Cette recherche apporte cependant quelques éléments permettant une meilleure compréhension, d’un point de vue marketing, de ce nouveau phénomène qu’est la consommation collaborative. L’état des lieux de cette nouvelle forme de consommation dans le secteur de l’hébergement temporaire montre que trois modes opératoires y coexistent : sans contrepartie, avec contrepartie réciproque, et avec contrepartie financière. Ce dernier mode concentre notre intérêt car il concurrence directement les offres traditionnelles du secteur hôtelier.
L’analyse approfondie des arguments marketing de plusieurs sites de chaînes hôtelières a permis de souligner que les offres proposées présentent peu de points communs avec le principal site collaboratif qui les concurrence. Tous, cependant, prévoient des procédures de réassurance afin d’établir la confiance nécessaire à toute transaction. D’un côté, une offre de service détaillée, déclinée sur une véritable fleur 187de services et appuyée sur un savoir-faire professionnel, de l’autre une promesse d’expériences très diverses, sans limite géographique.

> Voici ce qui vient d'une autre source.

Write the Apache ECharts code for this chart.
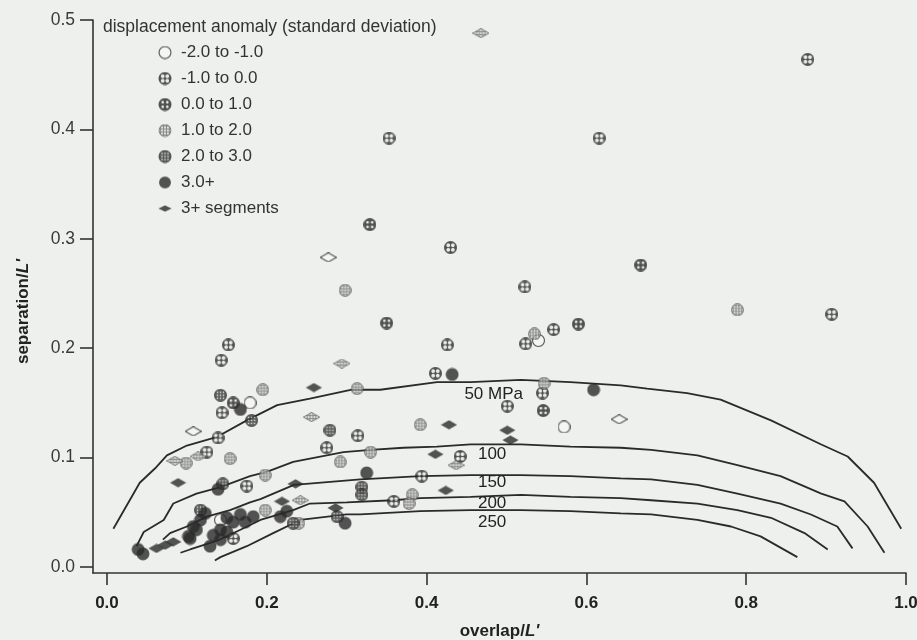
<!DOCTYPE html>
<html><head><meta charset="utf-8">
<script src="https://cdn.jsdelivr.net/npm/echarts@6/dist/echarts.min.js"></script>
<style>html,body{margin:0;padding:0;background:#eef0ed;}#c{width:917px;height:640px;}</style>
</head><body><div id="c"></div>
<script>
// ---------- data ----------
const xTicks = [0.0, 0.2, 0.4, 0.6, 0.8, 1.0];
const yTicks = [0.0, 0.1, 0.2, 0.3, 0.4, 0.5];
const legendTitle = 'displacement anomaly (standard deviation)';
const anomalyClasses = ['-2.0 to -1.0', '-1.0 to 0.0', '0.0 to 1.0', '1.0 to 2.0', '2.0 to 3.0', '3.0+'];
const segmentsLabel = '3+ segments';

const circlesNeg2 = [[0.179,0.150],[0.540,0.207],[0.572,0.128],[0.142,0.043]];
const circlesNeg1 = [[0.877,0.464],[0.353,0.392],[0.616,0.392],[0.430,0.292],[0.523,0.256],[0.907,0.231],[0.559,0.217],[0.152,0.203],[0.143,0.189],[0.144,0.141],[0.139,0.118],[0.314,0.120],[0.275,0.109],[0.125,0.105],[0.426,0.203],[0.524,0.204],[0.411,0.177],[0.545,0.159],[0.501,0.147],[0.442,0.101],[0.394,0.083],[0.175,0.074],[0.359,0.060],[0.158,0.026]];
const circlesPos0 = [[0.329,0.313],[0.668,0.276],[0.590,0.222],[0.350,0.223],[0.546,0.143],[0.158,0.150]];
const circlesPos1 = [[0.298,0.253],[0.789,0.235],[0.535,0.213],[0.195,0.162],[0.313,0.163],[0.099,0.095],[0.154,0.099],[0.292,0.096],[0.330,0.105],[0.198,0.084],[0.392,0.130],[0.382,0.066],[0.378,0.058],[0.198,0.052],[0.240,0.040],[0.547,0.168]];
const circlesPos2 = [[0.142,0.157],[0.181,0.134],[0.279,0.125],[0.145,0.076],[0.319,0.073],[0.319,0.066],[0.233,0.040],[0.288,0.046],[0.117,0.052]];
const circlesPos3 = [[0.167,0.144],[0.432,0.176],[0.609,0.162],[0.325,0.086],[0.139,0.071],[0.217,0.046],[0.225,0.051],[0.298,0.040],[0.117,0.043],[0.123,0.049],[0.108,0.037],[0.102,0.028],[0.129,0.019],[0.142,0.034],[0.150,0.045],[0.158,0.041],[0.167,0.048],[0.173,0.041],[0.183,0.046],[0.150,0.032],[0.142,0.025],[0.133,0.029],[0.039,0.016],[0.045,0.012],[0.112,0.034],[0.104,0.026]];

const diamondsSolid = [[0.259,0.164],[0.089,0.077],[0.236,0.076],[0.219,0.060],[0.286,0.054],[0.428,0.130],[0.501,0.125],[0.505,0.116],[0.411,0.103],[0.424,0.070],[0.062,0.017],[0.073,0.020],[0.083,0.023]];
const diamondsOpen = [[0.277,0.283],[0.108,0.124],[0.641,0.135]];
const diamondsPatterned = [[0.468,0.488],[0.294,0.186],[0.256,0.137],[0.114,0.101],[0.085,0.097],[0.437,0.093],[0.242,0.061]];

const contourNames = ['50 MPa', '100', '150', '200', '250'];
const contour50 = [[0.008,0.035],[0.041,0.077],[0.060,0.090],[0.075,0.102],[0.100,0.111],[0.138,0.119],[0.175,0.134],[0.213,0.148],[0.254,0.154],[0.305,0.162],[0.342,0.162],[0.413,0.169],[0.455,0.169],[0.518,0.171],[0.580,0.169],[0.643,0.166],[0.676,0.163],[0.726,0.159],[0.768,0.153],[0.831,0.134],[0.894,0.112],[0.927,0.101],[0.960,0.077],[0.994,0.035]];
const contour100 = [[0.037,0.019],[0.046,0.032],[0.071,0.043],[0.083,0.058],[0.112,0.067],[0.142,0.073],[0.179,0.083],[0.200,0.087],[0.233,0.096],[0.296,0.105],[0.330,0.107],[0.371,0.109],[0.413,0.110],[0.455,0.112],[0.518,0.112],[0.580,0.110],[0.643,0.109],[0.681,0.107],[0.739,0.102],[0.789,0.093],[0.843,0.083],[0.894,0.067],[0.923,0.060],[0.952,0.037],[0.973,0.013]];
const contour150 = [[0.070,0.025],[0.079,0.031],[0.100,0.037],[0.125,0.046],[0.154,0.052],[0.179,0.059],[0.192,0.062],[0.234,0.075],[0.317,0.080],[0.392,0.083],[0.455,0.084],[0.518,0.084],[0.580,0.083],[0.643,0.081],[0.681,0.080],[0.739,0.075],[0.789,0.067],[0.843,0.058],[0.881,0.048],[0.914,0.037],[0.933,0.017]];
const contour200 = [[0.092,0.013],[0.104,0.016],[0.138,0.024],[0.167,0.034],[0.192,0.043],[0.233,0.052],[0.254,0.058],[0.300,0.059],[0.358,0.061],[0.392,0.063],[0.455,0.064],[0.518,0.066],[0.580,0.064],[0.643,0.063],[0.681,0.061],[0.739,0.058],[0.789,0.052],[0.831,0.045],[0.873,0.031],[0.902,0.016]];
const contour250 = [[0.135,0.006],[0.142,0.009],[0.175,0.019],[0.208,0.031],[0.242,0.043],[0.300,0.048],[0.317,0.048],[0.392,0.051],[0.455,0.052],[0.518,0.052],[0.580,0.051],[0.643,0.049],[0.681,0.048],[0.739,0.043],[0.781,0.037],[0.818,0.028],[0.864,0.009]];
const contourLabelAt = [[0.484,0.158],[0.482,0.103],[0.482,0.077],[0.482,0.058],[0.482,0.041]];

// ---------- styling helpers ----------
const FONT = '"Liberation Sans", Arial, sans-serif';
const DARK = '#2b2b2b';

function marker(kind, shape, w, h, boxW, boxH) {
  const s = 4;
  boxW = boxW || w; boxH = boxH || h;
  const c = document.createElement('canvas');
  c.width = boxW * s; c.height = boxH * s;
  const g = c.getContext('2d');
  g.scale(s, s);
  const cx = boxW / 2, cy = boxH / 2;
  function path() {
    g.beginPath();
    if (shape === 'circle') g.arc(cx, cy, Math.min(w, h) / 2 - 0.6, 0, Math.PI * 2);
    else { g.moveTo(cx, cy - h / 2 + 0.4); g.lineTo(cx + w / 2 - 0.4, cy); g.lineTo(cx, cy + h / 2 - 0.4); g.lineTo(cx - w / 2 + 0.4, cy); g.closePath(); }
  }
  if (kind === 'open') {
    path(); g.fillStyle = '#f6f7f5'; g.fill(); g.lineWidth = 1.1; g.strokeStyle = DARK; g.stroke();
  } else if (kind === 'solid') {
    path(); g.fillStyle = DARK; g.fill();
  } else {
    g.save(); path(); g.clip();
    if (kind === 'neg1' || kind === 'pos0') {
      g.fillStyle = DARK; g.fillRect(0, 0, boxW, boxH);
      const r = kind === 'neg1' ? 1.9 : 1.35, d = 2.3;
      g.fillStyle = '#e9ebe8';
      [[-1,-1],[1,-1],[-1,1],[1,1]].forEach(p => { g.beginPath(); g.arc(cx + p[0]*d, cy + p[1]*d, r, 0, Math.PI*2); g.fill(); });
    } else if (kind === 'pos1') {
      g.fillStyle = '#6f6f6d'; g.fillRect(0, 0, boxW, boxH);
      g.fillStyle = '#e6e8e5';
      for (let i = -2; i <= 2; i++) for (let j = -2; j <= 2; j++) g.fillRect(cx + i * 2.9 - 0.95, cy + j * 2.9 - 0.95, 1.9, 1.9);
    } else if (kind === 'pos2') {
      g.fillStyle = '#3a3a3a'; g.fillRect(0, 0, boxW, boxH);
      g.fillStyle = '#d8dad7';
      for (let i = -1; i <= 1; i++) for (let j = -1; j <= 1; j++) g.fillRect(cx + i * 3.0 - 0.7, cy + j * 3.0 - 0.7, 1.4, 1.4);
    }
    g.restore();
    path(); g.lineWidth = kind === 'pos1' ? 0.8 : 1.1; g.strokeStyle = kind === 'pos1' ? '#555' : DARK; g.stroke();
  }
  return 'image://' + c.toDataURL();
}

const circleKinds = ['open', 'neg1', 'pos0', 'pos1', 'pos2', 'solid'];
const circleData = [circlesNeg2, circlesNeg1, circlesPos0, circlesPos1, circlesPos2, circlesPos3];
const circleIcons = circleKinds.map(k => marker(k, 'circle', k === 'solid' ? 14 : 13, k === 'solid' ? 14 : 13));
const legendIcons = circleKinds.map(k => marker(k, 'circle', 13, 13, 14, 14));
const diamondSolidIcon = marker('solid', 'diamond', 17, 10);
const diamondOpenIcon = marker('open', 'diamond', 17, 10);
const diamondPatIcon = marker('pos1', 'diamond', 17, 10);
const legendDiamond = marker('solid', 'diamond', 16, 8, 16, 14);

const series = [];
const contours = [contour50, contour100, contour150, contour200, contour250];
contours.forEach((c, i) => {
  series.push({
    type: 'line', name: 'contour ' + contourNames[i], data: c, showSymbol: false, symbol: 'none',
    lineStyle: { color: '#2a2a2a', width: 1.8 }, z: 2, silent: true, animation: false,
    markPoint: {
      symbol: 'rect', symbolSize: [1, 1], itemStyle: { color: 'rgba(0,0,0,0)' }, silent: true,
      label: { show: true, position: 'inside', formatter: contourNames[i], color: '#222', fontSize: 17, fontFamily: FONT },
      data: [{ coord: contourLabelAt[i] }]
    }
  });
});
circleData.forEach((d, i) => {
  const sz = circleKinds[i] === 'solid' ? 14 : 13;
  series.push({ type: 'scatter', name: anomalyClasses[i], data: d, symbol: circleIcons[i], symbolSize: sz, z: 3 });
});
series.push({ type: 'scatter', name: segmentsLabel, data: diamondsSolid, symbol: diamondSolidIcon, symbolSize: [17, 10], z: 3 });
series.push({ type: 'scatter', name: segmentsLabel + ' (' + anomalyClasses[0] + ')', data: diamondsOpen, symbol: diamondOpenIcon, symbolSize: [17, 10], z: 3 });
series.push({ type: 'scatter', name: segmentsLabel + ' (' + anomalyClasses[3] + ')', data: diamondsPatterned, symbol: diamondPatIcon, symbolSize: [17, 10], z: 3 });

const legendData = anomalyClasses.map((n, i) => ({ name: n, icon: legendIcons[i] }));
legendData.push({ name: segmentsLabel, icon: legendDiamond });

const axisCommon = {
  type: 'value', splitLine: { show: false },
  axisLine: { show: true, onZero: false, lineStyle: { color: '#333', width: 1.6 } },
  axisTick: { show: true, length: 12, lineStyle: { color: '#333', width: 1.6 } }
};
const nameRich = {
  b: { fontSize: 17, fontWeight: 'bold', color: '#222', fontFamily: FONT },
  i: { fontSize: 17, fontWeight: 'bold', fontStyle: 'italic', color: '#222', fontFamily: FONT }
};

const chart = echarts.init(document.getElementById('c'), null, { renderer: 'canvas' });
chart.setOption({
  backgroundColor: '#eef0ed',
  animation: false,
  textStyle: { fontFamily: FONT },
  title: { text: legendTitle, left: 98, top: 13, textStyle: { fontSize: 17.5, fontWeight: 'normal', color: '#333', fontFamily: FONT } },
  legend: {
    data: legendData, orient: 'vertical', left: 153, top: 39, itemWidth: 14, itemHeight: 14, itemGap: 9,
    selectedMode: false, textStyle: { fontSize: 17, color: '#333', fontFamily: FONT, lineHeight: 17, padding: [0, 0, 0, 4] }
  },
  grid: { left: 93, right: 11, top: 20, bottom: 67, containLabel: false, outerBoundsMode: 'none' },
  xAxis: Object.assign({}, axisCommon, {
    min: -0.0175, max: 1.0,
    axisTick: Object.assign({}, axisCommon.axisTick, { customValues: xTicks }),
    axisLabel: { customValues: xTicks, formatter: v => v.toFixed(1), margin: 22, fontSize: 17, fontWeight: 'bold', color: '#222', fontFamily: FONT },
    name: "{b|overlap/}{i|L'}", nameLocation: 'middle', nameGap: 50,
    nameTextStyle: { rich: nameRich }
  }),
  yAxis: Object.assign({}, axisCommon, {
    min: -0.0055, max: 0.5,
    axisTick: Object.assign({}, axisCommon.axisTick, { customValues: yTicks, length: 13 }),
    axisLabel: { customValues: yTicks, formatter: v => v.toFixed(1), margin: 18, fontSize: 17.5, color: '#3a3a3a', fontFamily: FONT },
    name: "{b|separation/}{i|L'}", nameLocation: 'middle', nameGap: 61,
    nameTextStyle: { padding: [0, 30, 0, 0], rich: nameRich }
  }),
  series: series
});
</script>
</body></html>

Enfin, la netnographie permet de dessiner la façon dont les consommateurs perçoivent les différentes offres et les promesses qu’elles contiennent. Les commentaires étudiés sont rarement neutres : soit positifs, soit négatifs. L’offre hôtelière est abordée par des commentaires portant sur les différents aspects de l’offre (l’hôtel, la chambre, les services annexes et le personnel en contact), avec une écrasante majorité de commentaires positifs. Pour le modèle collaboratif, les remarques prennent plus facilement la forme de récits d’une expérience vécue. Elles concernent, tantôt l’hébergement et les hôtes, tantôt le fonctionnement de la plateforme. Les opinions exprimées sont beaucoup plus tranchées et un grand nombre de récriminations ont été relevées, la plupart mettant en cause le fonctionnement du service client et la réalité du soutien apporté par la plateforme en cas de problème. Faute d’anticipation et d’une gestion adéquate par la plateforme, des problèmes prenant naissance au niveau de la relation entre pairs, risquent ainsi de se répercuter au niveau de la réputation d’une plateforme et d’affecter la relation de confiance qu’elle cherche à établir avec ses usagers.